**What the task requires:** In the material below, please retype the lines from the very first through the one with "const refLevel = 0.95;", exactly and without pictures.

START Given information

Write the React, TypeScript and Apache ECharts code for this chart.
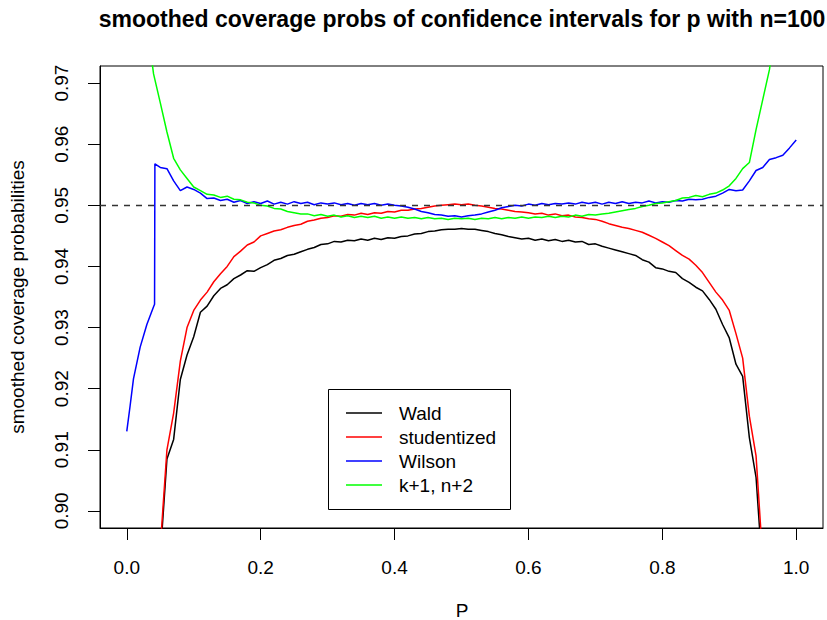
import React, { useEffect, useRef } from "react";
import * as echarts from "echarts";

const FONT = "'Liberation Sans', Arial, Helvetica, sans-serif";

const titleText = "smoothed coverage probs of confidence intervals for p with n=100";
const xLabel = "P";
const yLabel = "smoothed coverage probabilities";

const seriesNames = ["Wald", "studentized", "Wilson", "k+1, n+2"];
const seriesColors = ["#000000", "#FF0000", "#0000FF", "#00FF00"];

const xTicks = [0, 0.2, 0.4, 0.6, 0.8, 1.0];
const yTicks = [0.9, 0.91, 0.92, 0.93, 0.94, 0.95, 0.96, 0.97];
const refLevel = 0.95;

const pGrid = [
  0.00, 0.01, 0.02, 0.03, 0.04, 0.05, 0.06, 0.07, 0.08, 0.09,
  0.10, 0.11, 0.12, 0.13, 0.14, 0.15, 0.16, 0.17, 0.18, 0.19,
  0.20, 0.21, 0.22, 0.23, 0.24, 0.25, 0.26, 0.27, 0.28, 0.29,
  0.30, 0.31, 0.32, 0.33, 0.34, 0.35, 0.36, 0.37, 0.38, 0.39,
  0.40, 0.41, 0.42, 0.43, 0.44, 0.45, 0.46, 0.47, 0.48, 0.49,
  0.50, 0.51, 0.52, 0.53, 0.54, 0.55, 0.56, 0.57, 0.58, 0.59,
  0.60, 0.61, 0.62, 0.63, 0.64, 0.65, 0.66, 0.67, 0.68, 0.69,
  0.70, 0.71, 0.72, 0.73, 0.74, 0.75, 0.76, 0.77, 0.78, 0.79,
  0.80, 0.81, 0.82, 0.83, 0.84, 0.85, 0.86, 0.87, 0.88, 0.89,
  0.90, 0.91, 0.92, 0.93, 0.94, 0.95, 0.96, 0.97, 0.98, 0.99,
  1.00,
];

const wald = [
  null, null, null, null, 0.872, 0.8925, 0.9085, 0.9117, 0.9215, 0.9255,
  0.9285, 0.9325, 0.9335, 0.9352, 0.9364, 0.937, 0.938, 0.9386, 0.9393, 0.9392,
  0.9398, 0.9403, 0.941, 0.9413, 0.9418, 0.942, 0.9424, 0.9428, 0.9431, 0.9436,
  0.9437, 0.9441, 0.944, 0.9443, 0.9442, 0.9445, 0.9443, 0.9446, 0.9444, 0.9447,
  0.9446, 0.9449, 0.945, 0.9453, 0.9454, 0.9457, 0.9458, 0.946, 0.9461, 0.9461,
  0.9462, 0.9461, 0.9461, 0.9459, 0.9457, 0.9454, 0.9452, 0.9449, 0.9447, 0.9445,
  0.9446, 0.9443, 0.9445, 0.9442, 0.9444, 0.9441, 0.9443, 0.944, 0.9441, 0.9436,
  0.9437, 0.9433, 0.943, 0.9427, 0.9424, 0.9421, 0.9418, 0.9411, 0.9407, 0.9398,
  0.9396, 0.9392, 0.939, 0.938, 0.9374, 0.9366, 0.936, 0.9346, 0.933, 0.9305,
  0.9283, 0.924, 0.922, 0.912, 0.9055, 0.8895, 0.87, null, null, null,
  null,
];

const studentized = [
  null, null, null, null, 0.87, 0.894, 0.91, 0.916, 0.9245, 0.93,
  0.9328, 0.9345, 0.9358, 0.9375, 0.9388, 0.94, 0.9416, 0.9425, 0.9435, 0.944,
  0.945, 0.9454, 0.9458, 0.946, 0.9464, 0.9467, 0.9469, 0.9474, 0.9476, 0.9479,
  0.948, 0.9483, 0.9482, 0.9485, 0.9484, 0.9487, 0.9485, 0.9488, 0.9487, 0.949,
  0.9489, 0.9492, 0.9492, 0.9494, 0.9495, 0.9497, 0.9499, 0.95, 0.9501, 0.9502,
  0.9501, 0.9502, 0.95, 0.9499, 0.9497, 0.9495, 0.9494, 0.9492, 0.949, 0.9489,
  0.9488, 0.9486, 0.9487, 0.9484, 0.9486, 0.9483, 0.9484, 0.9481, 0.948, 0.9478,
  0.9477, 0.9474, 0.947, 0.9467, 0.9464, 0.9462, 0.9459, 0.9456, 0.9451, 0.9446,
  0.944, 0.9434, 0.9426, 0.9418, 0.9412, 0.9402, 0.939, 0.9374, 0.9358, 0.9345,
  0.9328, 0.929, 0.925, 0.9155, 0.909, 0.892, 0.87, null, null, null,
  null,
];

// Wilson: low end with its jump near p = 0.042
const wilsonLowP = [0, 0.005, 0.01, 0.02, 0.03, 0.04, 0.0415, 0.042];
const wilsonLowV = [0.913, 0.9172, 0.9216, 0.9268, 0.9305, 0.9334, 0.9338, 0.9568];
// Wilson from p = 0.05 to 1.00 on pGrid
const wilsonRest = [
  0.9562, 0.956, 0.954, 0.9524, 0.953,
  0.9526, 0.952, 0.9511, 0.9512, 0.9508, 0.951, 0.9505, 0.9508, 0.9503, 0.9506,
  0.9503, 0.9507, 0.9502, 0.9505, 0.9502, 0.9506, 0.9503, 0.9505, 0.9501, 0.9504,
  0.9502, 0.9504, 0.9501, 0.9503, 0.95, 0.9503, 0.9501, 0.9503, 0.95, 0.9502,
  0.95, 0.9499, 0.9497, 0.9494, 0.949, 0.9488, 0.9485, 0.9484, 0.9482, 0.9483,
  0.9481, 0.9483, 0.9484, 0.9486, 0.9489, 0.9492, 0.9496, 0.9498, 0.95, 0.9499,
  0.9502, 0.95, 0.9503, 0.9501, 0.9503, 0.9502, 0.9504, 0.9502, 0.9505, 0.9503,
  0.9505, 0.9502, 0.9505, 0.9503, 0.9506, 0.9503, 0.9505, 0.9504, 0.9507, 0.9504,
  0.9506, 0.9505, 0.9508, 0.9507, 0.951, 0.9509, 0.951, 0.9513, 0.9515, 0.952,
  0.9526, 0.9524, 0.9525, 0.954, 0.9557, 0.9562, 0.9575, 0.9578, 0.9582, 0.9594,
  0.9607,
];

const kPlus1 = [
  null, null, 0.99, 0.98, 0.9715, 0.9668, 0.962, 0.9577, 0.9558, 0.9544,
  0.953, 0.9524, 0.9518, 0.9517, 0.9513, 0.9515, 0.951, 0.9509, 0.9505, 0.9504,
  0.95, 0.9499, 0.9495, 0.9494, 0.949, 0.9488, 0.9486, 0.9486, 0.9483, 0.9485,
  0.9482, 0.9484, 0.9481, 0.9483, 0.948, 0.9482, 0.948, 0.9482, 0.9479, 0.9481,
  0.9479, 0.9481, 0.9479, 0.948, 0.9478, 0.948, 0.9478, 0.9479, 0.9477, 0.9479,
  0.9478, 0.9479, 0.9477, 0.9479, 0.9478, 0.948, 0.9478, 0.948, 0.9479, 0.9481,
  0.9479, 0.9481, 0.948, 0.9482, 0.948, 0.9482, 0.9481, 0.9484, 0.9482, 0.9485,
  0.9484, 0.9486, 0.9487, 0.9489, 0.9491, 0.9493, 0.9495, 0.9498, 0.95, 0.9503,
  0.9504, 0.9506, 0.9508, 0.9512, 0.9513, 0.9516, 0.9514, 0.9518, 0.952, 0.9525,
  0.9532, 0.9544, 0.956, 0.957, 0.9624, 0.9673, 0.9722, 0.98, 0.99, null,
  null,
];

const onGrid = (vals: (number | null)[]) => pGrid.map((p, i) => [p, vals[i]]);

export default function App() {
  const ref = useRef<HTMLDivElement>(null);

  useEffect(() => {
    if (!ref.current) return;
    const chart = echarts.init(ref.current, undefined, { renderer: "svg" });

    const wilsonData = [
      ...wilsonLowP.map((p, i) => [p, wilsonLowV[i]]),
      ...pGrid.slice(5).map((p, i) => [p, wilsonRest[i]]),
    ];
    const datasets = [onGrid(wald), onGrid(studentized), wilsonData, onGrid(kPlus1)];

    const legendTop = 389.5;
    const legendRowY = (i: number) => 413 + 24 * i;

    chart.setOption({
      animation: false,
      backgroundColor: "#ffffff",
      grid: {
        left: 100,
        top: 66,
        width: 723,
        height: 462,
        show: true,
        borderColor: "#000",
        borderWidth: 1,
        backgroundColor: "transparent",
      },
      xAxis: {
        type: "value",
        min: -0.04,
        max: 1.04,
        axisLine: { show: true, onZero: false, lineStyle: { color: "#000", width: 1 } },
        splitLine: { show: false },
        axisTick: {
          show: true,
          inside: false,
          length: 12,
          customValues: xTicks,
          lineStyle: { color: "#000", width: 1 },
        },
        axisLabel: {
          customValues: xTicks,
          formatter: (v: number) => v.toFixed(1),
          fontSize: 19,
          fontFamily: FONT,
          color: "#000",
          margin: 30,
        },
      },
      yAxis: {
        type: "value",
        min: 0.8972,
        max: 0.9728,
        axisLine: { show: true, onZero: false, lineStyle: { color: "#000", width: 1 } },
        splitLine: { show: false },
        axisTick: {
          show: true,
          inside: false,
          length: 12,
          customValues: yTicks,
          lineStyle: { color: "#000", width: 1 },
        },
        axisLabel: {
          customValues: yTicks,
          formatter: (v: number) => v.toFixed(2),
          rotate: 90,
          fontSize: 19,
          fontFamily: FONT,
          color: "#000",
          margin: 29,
        },
      },
      series: datasets.map((d, i) => ({
        type: "line",
        name: seriesNames[i],
        data: d,
        showSymbol: false,
        symbol: "none",
        clip: true,
        connectNulls: false,
        lineStyle: { color: seriesColors[i], width: 1.5 },
        itemStyle: { color: seriesColors[i] },
        ...(i === datasets.length - 1
          ? {
              markLine: {
                silent: true,
                symbol: "none",
                label: { show: false },
                lineStyle: { color: "#333", width: 1.3, type: [6, 6] },
                data: [{ yAxis: refLevel }],
              },
            }
          : {}),
      })),
      graphic: [
        {
          type: "text",
          x: 462,
          y: 19,
          style: {
            text: titleText,
            fontSize: 23,
            fontWeight: "bold",
            fontFamily: FONT,
            fill: "#000",
            align: "center",
            verticalAlign: "middle",
          },
        },
        {
          type: "rect",
          z: 100,
          shape: { x: 328.5, y: legendTop, width: 182, height: 120 },
          style: { fill: "#fff", stroke: "#000", lineWidth: 1 },
        },
        ...seriesNames.map((_, i) => ({
          type: "line",
          z: 101,
          shape: { x1: 346, y1: legendRowY(i), x2: 382, y2: legendRowY(i) },
          style: { stroke: seriesColors[i], lineWidth: 1.5 },
        })),
        ...seriesNames.map((n, i) => ({
          type: "text",
          z: 101,
          x: 399,
          y: legendRowY(i),
          style: {
            text: n,
            fontSize: 19,
            fontFamily: FONT,
            fill: "#000",
            align: "left",
            verticalAlign: "middle",
          },
        })),
        {
          type: "text",
          x: 17.5,
          y: 297,
          rotation: Math.PI / 2,
          style: {
            text: yLabel,
            fontSize: 19,
            fontFamily: FONT,
            fill: "#000",
            align: "center",
            verticalAlign: "middle",
          },
        },
        {
          type: "text",
          x: 462,
          y: 610,
          style: {
            text: xLabel,
            fontSize: 19,
            fontFamily: FONT,
            fill: "#000",
            align: "center",
            verticalAlign: "middle",
          },
        },
      ],
    });

    return () => chart.dispose();
  }, []);

  return (
    <div
      ref={ref}
      style={{ position: "fixed", left: 0, top: 0, width: 827, height: 620 }}
    />
  );
}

END Given information

**Task answer:**
Write the React, TypeScript and Apache ECharts code for this chart.
import React, { useEffect, useRef } from "react";
import * as echarts from "echarts";

const FONT = "'Liberation Sans', Arial, Helvetica, sans-serif";

const titleText = "smoothed coverage probs of confidence intervals for p with n=100";
const xLabel = "P";
const yLabel = "smoothed coverage probabilities";

const seriesNames = ["Wald", "studentized", "Wilson", "k+1, n+2"];
const seriesColors = ["#000000", "#FF0000", "#0000FF", "#00FF00"];

const xTicks = [0, 0.2, 0.4, 0.6, 0.8, 1.0];
const yTicks = [0.9, 0.91, 0.92, 0.93, 0.94, 0.95, 0.96, 0.97];
const refLevel = 0.95;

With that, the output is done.